The yogurt made by Fage, so popular with foodies in the city, is made in cow country just upstate, and it's not your mother's yogurt. It's Greek-style yogurt, with a tangy taste and a texture thick enough to stand up on a spoon.
Fage, the largest dairy company in Greece, is betting that its old-world product will continue to catch on with Americans used to gooier, sweeter yogurt. The company is backing its bet with a new $85 million production plant far from the Aegean Sea here in the Mohawk Valley.
So far, the plan is working. Sales are growing fast, company officials say, and they already plan to expand.
"We have a unique product that Americans are understanding little by little," said Ioannis Papageorgiou, president and chief operating officer of Fage USA.
Papageorgiou was dispatched from Greece to build the stateside business for Fage (pronounced fa-yeh) and he is a predictably fierce Greek yogurt partisan. It's richer, thicker, tasty and good for you, he says. As for American-style yogurt? Papageorgiou considers it a dessert.
In about a decade, Papageorgiou has helped build Fage's distribution network from specialty stores in the New York City area to supermarket chains nationwide, including Costco, Kroger and Publix. Most Fage sales are still in the three-state New York City area and in California.
Since April, Fage has been making its yogurt from a state-of-the-art plant some 170 miles north of New York City in Johnstown, near a Wal-Mart distribution center. The yogurt plant sprawls out over a space larger than two (American) football fields and has the capacity to process 18.5 million gallons of milk a year.
Papageorgiou said the new U.S. plant follows time-honored techniques honed in Greece. Still, the high-tech operations here would likely mystify a shepherd.
Milk courses through intricate networks of stainless steel pipes above, its movement tracked by computer. A massive steel machine squirts freshly made yogurt into empty cups a case at a time before lids are applied and the packages roll away to be cooled in the next room. Pallets of yogurt are moved by a robot arm that looks like it belongs on an auto assembly line. There are 111 people employed here, but much of the work is automated.
Papageorgiou said they will add production capacity next year to meet the higher U.S. demand.
"Milk never stops," Papageorgiou joked as he gives a tour of the facility. "Cows don't take a holiday."
Fage is benefiting from a rising tide of yogurt demand. U.S. yogurt sales topped $3.7 billion for the year period ending in November, according Information Resources, Inc., a Chicago-based market research firm.
Greek yogurt is a niche product, but it's growing too. Papageorgiou said Fage's U.S. sales have increased by double digits annually. Fage is the leader in U.S. sales of Greek yogurt, but it has competition. Chobani Greek yogurt is made nearby in South Edmeston, N.Y., about a double-marathon away from the Fage plant.

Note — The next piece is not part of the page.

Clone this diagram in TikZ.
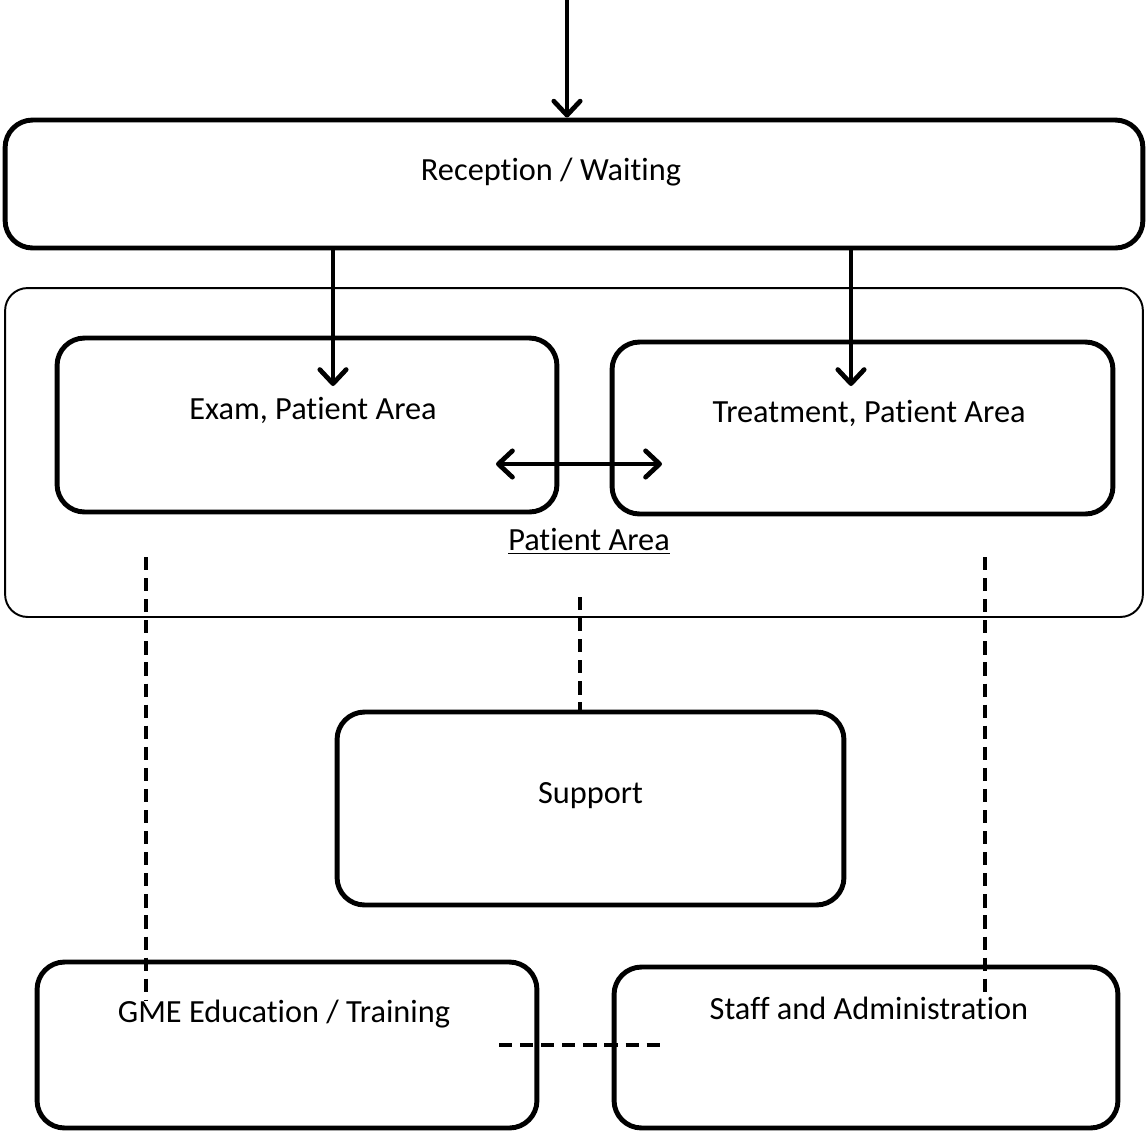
\documentclass[tikz,border=0pt]{standalone}
\usepackage{fontspec}
\setmainfont[Ligatures=NoCommon]{Carlito}
\usetikzlibrary{arrows.meta}
\tikzset{
  box/.style={draw, line width=2.8pt, rounded corners=0.55cm, inner sep=0pt},
  areabox/.style={draw, line width=1.1pt, rounded corners=0.45cm, inner sep=0pt},
  arr/.style={line width=2.7pt, -{Straight Barb[length=8pt,width=15pt,round]}},
  dasharr/.style={line width=2.7pt, dash pattern=on 7.5pt off 4.5pt}
}
\begin{document}
\begin{tikzpicture}[x=0.02cm, y=-0.02cm, font=\fontsize{18.4}{21}\selectfont]
\useasboundingbox (0,0) rectangle (1147,1134);

\node[box, minimum width=22.76cm, minimum height=2.56cm,
  label={[yshift=0.24cm, xshift=-0.46cm]center:Reception / Waiting}] (recep) at (574,184) {};
\node[areabox, minimum width=22.76cm, minimum height=6.58cm] (patient) at (574,452.5) {};
\node[box, minimum width=10cm, minimum height=3.48cm,
  label={[yshift=0.3cm, xshift=0.12cm]center:Exam, Patient Area}] (exam) at (307,425) {};
\node[box, minimum width=10.02cm, minimum height=3.44cm,
  label={[yshift=0.3cm, xshift=0.13cm]center:Treatment, Patient Area}] (treat) at (862.5,428) {};
\node (patlabel) at (589,541) {\underline{Patient Area}};
\node[box, minimum width=10.14cm, minimum height=3.86cm,
  label={[yshift=0.25cm]center:Support}] (support) at (590.5,808.5) {};
\node[box, minimum width=10cm, minimum height=3.32cm,
  label={[yshift=0.62cm, xshift=-0.06cm]center:GME Education / Training}] (gme) at (287,1045) {};
\node[box, minimum width=10.08cm, minimum height=3.22cm,
  label={[yshift=0.79cm, xshift=0.06cm]center:Staff and Administration}] (staff) at (866,1047.5) {};

% arrows
\coordinate (entry) at (567,0);
\coordinate (examin) at (333,386);
\coordinate (treatin) at (851,386);
\coordinate (swapl) at (496,464);
\coordinate (swapr) at (662,464);
\draw[arr] (entry) -- (entry |- recep.north);
\draw[arr] (examin |- recep.south) -- (examin);
\draw[arr] (treatin |- recep.south) -- (treatin);
\draw[arr, {Straight Barb[length=8pt,width=15pt,round]}-{Straight Barb[length=8pt,width=15pt,round]}] (swapl) -- (swapr);

% dashed links
\coordinate (gmetop) at (146,557);
\coordinate (gmeend) at (146,1000);
\coordinate (supptop) at (580,597);
\coordinate (stafftop) at (985,557);
\coordinate (staffend) at (985,997);
\coordinate (linkl) at (499,1045);
\coordinate (linkr) at (664,1045);
\draw[dasharr] (gmetop) -- (gmeend);
\draw[dasharr] (supptop) -- (supptop |- support.north);
\draw[dasharr] (stafftop) -- (staffend);
\draw[dasharr] (linkl) -- (linkr);
\end{tikzpicture}
\end{document}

Chobani is made by Agro-Farma, Inc., which also made Oikos organic Greek yogurt for Stonyfield until recently. Stonyfield has sued Agro-Farma for breach of contract and Oikos is temporarily off many shelves while it switches facilities. Stonyfield says this "temporary Greek tragedy" is being resolved and the increasingly popular product will begin shipping to stores again by the end of the month.
Greek yogurt, with its lack of additives and old-world cachet, is catching on particularly with upscale consumers seeking "authentic" foods, said Bridget Goldschmidt, managing editor of Progressive Grocer.

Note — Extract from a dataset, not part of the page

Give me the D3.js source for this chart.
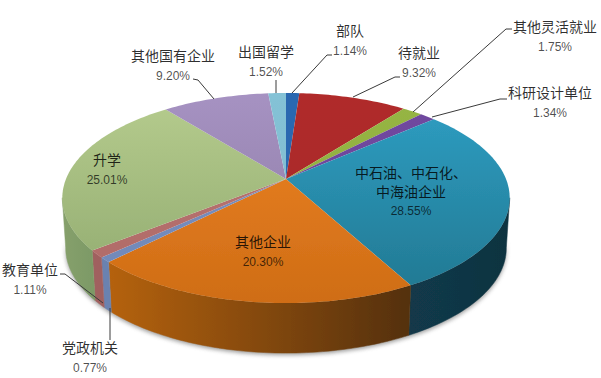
<!DOCTYPE html>
<html><head><meta charset="utf-8"><script src="https://cdn.jsdelivr.net/npm/d3@7"></script>
<style>html,body{margin:0;background:#fff}svg{display:block}</style></head><body><div id="c"></div>
<script>
const categories=["部队","待就业","其他灵活就业","科研设计单位","中石油、中石化、中海油企业","其他企业","党政机关","教育单位","升学","其他国有企业","出国留学"];
const values=[1.14,9.32,1.75,1.34,28.55,20.30,0.77,1.11,25.01,9.20,1.52];
const topHigh=["#2a68b0","#b02c2a","#96b544","#7048a0","#2f9fc4","#ee8424","#7a90bf","#b87472","#b6cc8e","#a692c2","#84c2d6"];
const topLow=["#2a68b0","#a52a28","#8dab3e","#6a4596","#217790","#cf6d16","#7088b8","#b06a68","#8fa96e","#8b7aa2","#7fb8cc"];
const sideRight=["#1d4d82","#7f2020","#6d862e","#503472","#0f3340","#54300a","#6a82b0","#a0605e","#7d9a66","#77658c","#5f8fa0"];
const sideLeft=["#1d4d82","#7f2020","#6d862e","#503472","#12394a","#b5620f","#6a82b0","#a0605e","#86a06c","#77658c","#5f8fa0"];
const labelLines=[["部队","1.14%"],["待就业","9.32%"],["其他灵活就业","1.75%"],["科研设计单位","1.34%"],["中石油、中石化、","中海油企业","28.55%"],["其他企业","20.30%"],["党政机关","0.77%"],["教育单位","1.11%"],["升学","25.01%"],["其他国有企业","9.20%"],["出国留学","1.52%"]];
const labelPos=[[350,36],[419,58],[555,32],[550,98],[411,178],[263,247],[90,353],[30,275],[107,165],[173,61],[266,57]];
const leaders=[[[292,93],[327,55],[332,55]],[[353,97],[395,77],[400,77]],[[413,112],[506,29],[512,29]],[[432,117],[500,99],[507,99]],null,null,[[110,308],[110,340]],[[103,303],[65,274],[60,274]],null,[[214,99],[198,80],[193,79]],[[276,93],[276,80]]];

const W=601,H=378,cx=286,cy=179,R=220,Hv=101.6,k=0.181,depth=50,rimX=0.985;
const svg=d3.select("#c").append("svg").attr("width",W).attr("height",H);
const defs=svg.append("defs");
defs.append("filter").attr("id","shadow").attr("x","-10%").attr("y","-20%").attr("width","120%").attr("height","140%")
  .append("feGaussianBlur").attr("stdDeviation",2.2);
defs.append("filter").attr("id","soft").append("feGaussianBlur").attr("stdDeviation",0.45);
function proj(a){const u=Math.sin(a),v=-Math.cos(a),d=1-k*v;return [cx+R*u/d,cy+Hv*v/d];}
function rim(a){const p=proj(a);return [cx+(p[0]-cx)*rimX,p[1]+depth];}
const arcs=d3.pie().sort(null).value(d=>d)(values);
const line=d3.line();
function samples(a0,a1,step=0.02){const n=Math.max(2,Math.ceil((a1-a0)/step));return d3.range(n+1).map(i=>a0+(a1-a0)*i/n);}
const lo=Math.PI/2+0.18,hi=3*Math.PI/2-0.18;
const allFront=samples(lo,hi);
svg.append("path").attr("d",line(allFront.map(a=>{const p=rim(a);return [p[0],p[1]+2];}).concat(allFront.slice().reverse().map(a=>{const p=rim(a);return [p[0],p[1]-10];}))))
  .attr("fill","#6f6f6f").attr("filter","url(#shadow)").attr("opacity",0.7);
const g=svg.append("g").attr("filter","url(#soft)");
arcs.forEach((d,i)=>{const s=Math.max(d.startAngle,lo),e=Math.min(d.endAngle,hi);if(s>=e)return;
  const ss=samples(s,e);const id="side"+i;const p0=proj(s),p1=proj(e);
  const gr=defs.append("linearGradient").attr("id",id).attr("gradientUnits","userSpaceOnUse").attr("x1",p0[0]).attr("x2",p1[0]).attr("y1",0).attr("y2",0);
  gr.append("stop").attr("offset",0).attr("stop-color",sideRight[i]);
  gr.append("stop").attr("offset",1).attr("stop-color",sideLeft[i]);
  g.append("path").attr("d",line(ss.map(proj).concat(ss.slice().reverse().map(rim)))+"Z")
   .attr("fill","url(#"+id+")").attr("stroke","url(#"+id+")").attr("stroke-width",0.5);
});
arcs.forEach((d,i)=>{const ss=samples(d.startAngle,d.endAngle);
  const id="top"+i;const gr=defs.append("linearGradient").attr("id",id).attr("gradientUnits","userSpaceOnUse").attr("x1",0).attr("x2",0).attr("y1",93).attr("y2",303);
  gr.append("stop").attr("offset",0).attr("stop-color",topHigh[i]);
  gr.append("stop").attr("offset",1).attr("stop-color",topLow[i]);
  g.append("path").attr("d",line([[cx,cy]].concat(ss.map(proj)))+"Z").attr("fill","url(#"+id+")");
});
leaders.forEach(l=>{if(l)svg.append("path").attr("d",line(l)).attr("fill","none").attr("stroke","#3a3a3a").attr("stroke-width",1);});
labelLines.forEach((ls,i)=>{const t=svg.append("text").attr("text-anchor","middle").attr("font-family","'Noto Sans CJK SC','Noto Sans',sans-serif").attr("font-size",14).attr("fill","#000");
  ls.forEach((s,j)=>{const pct=/%$/.test(s);
    t.append("tspan").attr("x",labelPos[i][0]).attr("y",labelPos[i][1]+j*18.5).text(s)
     .attr("font-family",pct?"'Liberation Sans',sans-serif":null).attr("font-size",pct?12:14).attr("fill-opacity",pct?0.7:0.82);});
});
</script></body></html>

"This is billed as kind of the real deal," she said.
All yogurt is made by introducing live cultures to milk. Greek yogurt goes through an additional step of straining to make it thicker. Fage says it takes about a gallon of milk to make a quart of its yogurt.
Cream is added to some of Fage's products. The company does not add sweeteners or preservatives. But Fage sells single-serving sizes with little side compartments of honey or pureed fruit for people who crave more sweet with their tart.
Papageorgiou gave out samples of the two-compartment yogurts after a plant tour and explained that the proper way to eat them is to spoon a little yogurt, then a little fruit.
"Don't stir it," he admonished; mixing ruins the yogurt.